Opinion
No. 08-0940.
February 4, 2009.
Appeal from the Iowa District Court for Polk County, Donna L. Paulsen, Judge.
James Krieg appeals from the district court's decision confirming the arbitration award. AFFIRMED.
Gail E. Boliver of Boliver, Clausen Bidwell, Marshalltown, for appellant.
William J. Miller of Dorsey Whitney, L.L.P., Des Moines, and John Rock of Dorsey Whitney, L.L.P., Minneapolis, Minnesota, for appellees.
Considered by VOGEL, P.J., and MAHAN and MILLER, JJ.
James Krieg appeals from a district court ruling denying his motion to vacate the decision of a three-member arbitration panel. The district court denied the motion and confirmed the arbitration award. Krieg now appeals.
I. Background Facts and Proceedings.
This case arises out of an arbitration award issued by a Financial Industry Regulatory Authority (FINRA) panel of arbitrators. Pursuant to an underlying contractual agreement, the parties had agreed to submit to arbitration. That agreement contains the following language:
(i) Arbitration is final and binding on the parties.

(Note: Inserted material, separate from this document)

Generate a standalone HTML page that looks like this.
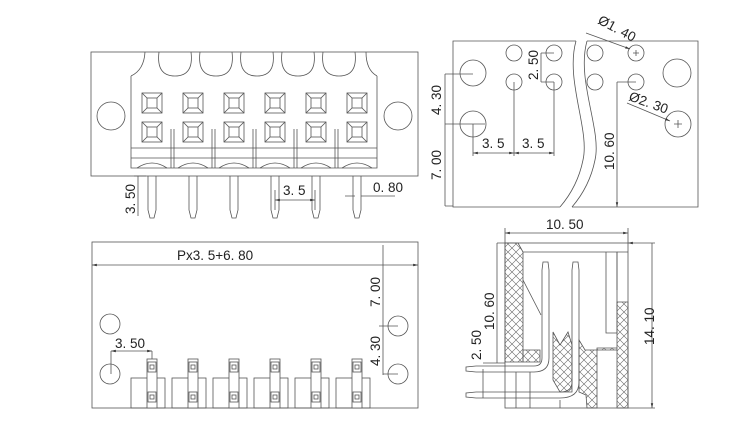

(ii) The parties are waiving their right to seek remedies in court, including the right to a jury trial.
(iii) Pre-arbitration discovery is generally more limited than and different from, court proceedings.
(iv) The arbitrators' award is not required to include factual findings or legal reasoning and any party's right to appeal or to seek modification of rulings by the arbitrators is strictly limited.
Krieg filed a statement of claim with FINRA. Krieg also executed a "Uniform Submission Agreement," which stated that he agreed "to abide by and perform any award(s) rendered pursuant to this Submission Agreement." The defendants filed an answer and executed "Uniform Submission Agreements." An arbitration hearing was held before a three-member panel. The panel reached the unanimous determination that Krieg's claims "each and all, are hereby denied and dismissed with prejudice."
Krieg filed a motion to vacate in the district court based on Iowa Code section 679A.12(1)(f) (2007) (substantial-evidence review). After hearing, the district court issued a ruling concluding substantial-evidence review was precluded by the language in the arbitration agreement. Krieg moved for a reconsideration, which the district court denied.
Krieg appeals. II. Standard of Review.
Defendants contend the appeal is untimely and must be dismissed. This contention has already been addressed by an order of the supreme court, filed before transfer to this court, which denied their motion to dismiss and we do not address it further. See Explore Info. Servs. v. Court Info. Sys., 636 N.W.2d 50, 54 (Iowa 2001) (addressing timeliness of appeal where issue was submitted with appeal).
This case is on appeal pursuant to Iowa Code section 679A.17(1)(c), which provides appeal may be taken from an order confirming an arbitration award. We review the district court decision as provided by section 679A.17(2). See Humphreys v. Joe Johnston Law Firm, P.C., 491 N.W.2d 513, 514 (Iowa 1992). Accordingly, our review of this civil court order is for correction of errors at law. See id. III. Merits
Krieg asserts the district court erred in concluding the arbitration agreement language precludes substantial-evidence review. He contends the express statement that "any party's right to appeal or to seek modification of rulings by the arbitrators is strictly limited" evidences the parties' agreement that the parties, in fact, have a right to appeal under all provisions of section 679A.12. We reject this argument.
Section 679A.12(1)(f) provides in pertinent part:
1. Upon application of a party, the district court shall vacate an award if any of the following apply:
f. Substantial evidence on the record as a whole does not support the award. The court shall not vacate an award on this ground . . . if the parties have agreed that a vacation shall not be made on this ground, or if the arbitration has been conducted under the auspices of the American arbitration association.
(Emphasis added.) In O'Malley v. Gundermann, 618 N.W.2d 286, 292 (Iowa 2000), our supreme court found the following language in an arbitration agreement was an agreement that substantial-evidence review would not apply: "The decision of the arbitrator shall be final and binding on both parties of [the] Agreement provided such decision does not exceed the arbitrator's jurisdiction or authority as set forth above."
We conclude the language in the parties' FINRA arbitration agreement similarly restricts a substantial-evidence review. Not only did the parties agree that arbitration was "final and binding on the parties," they also agreed they were "waiving their right to seek remedies in court," and "any right" to appeal is "strictly limited." These provisions of the agreement "clearly impl[y] that the parties did not intend that the arbitrator's decision would be subject to a substantial-evidence challenge or review." Id. Therefore, the district court was correct in refusing to vacate the arbitrator's decision. We affirm.